I've been following of the TC4.0/TC3.2/TC3.3 threads for a while in
silence, and wanted to make an observation.

The Tomcat project really has two major types of customers: those who
want an open source servlet container for their production needs
("conservatives"), and those interested in the state-of-the-art
("tinkerers"). The project has made the decision--by supporting both 3.x
and 4.x in parallel--to try to serve both (a good decision, since I think
there are plenty of people in each user group).

The values of the conservatives are

* stability
* lack of bugs
* a seamless install
* performance

The values of the tinkerers are

* compliance with the latest standards ("100% buzzword compliant")
* advanced features
* elegance

These two groups have very little in common, except this: both will
tolerate change so long as it's in the direction of their values. A
conservative will not argue with you about changing Tomcat 3.2 to 3.3 if
it's to make it faster, more stable, or less buggy. "More elegant" or
"more featureful" doesn't cut it, though, which is why I suspect there
will be little interest in Servlet 2.3 on top of 3.x (thus it's good for
it to be a "contrib" element, for the few who DO want such a combo).

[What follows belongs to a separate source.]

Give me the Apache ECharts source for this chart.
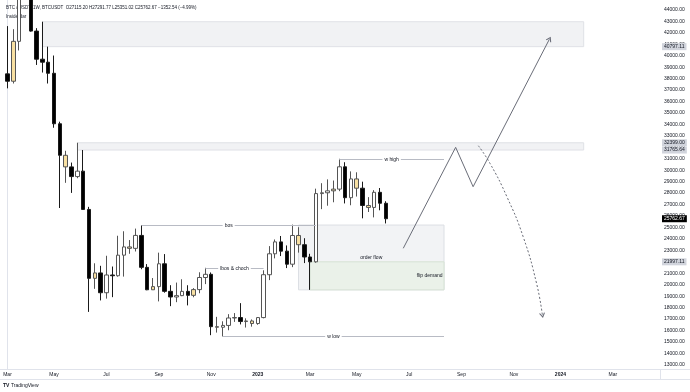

I think so long as 3.3 is a move--as Costin says it is--toward a
better-factored, less-buggy version of 3.2, and all the changes taking
place are just moving around established, tested code, then it's a good
direction. I have consulting customers who may very well end their project
lifecycles still on servlet 2.1, old school or not!

So long as we keep in mind who's served by a change, and keep it
consistent with what that groups wants, I think we can safely move 3.x
through a fairly long arc. There seems to be enough interest in each
viewpoint to support 3.x and 4.x at once without bogging down the project.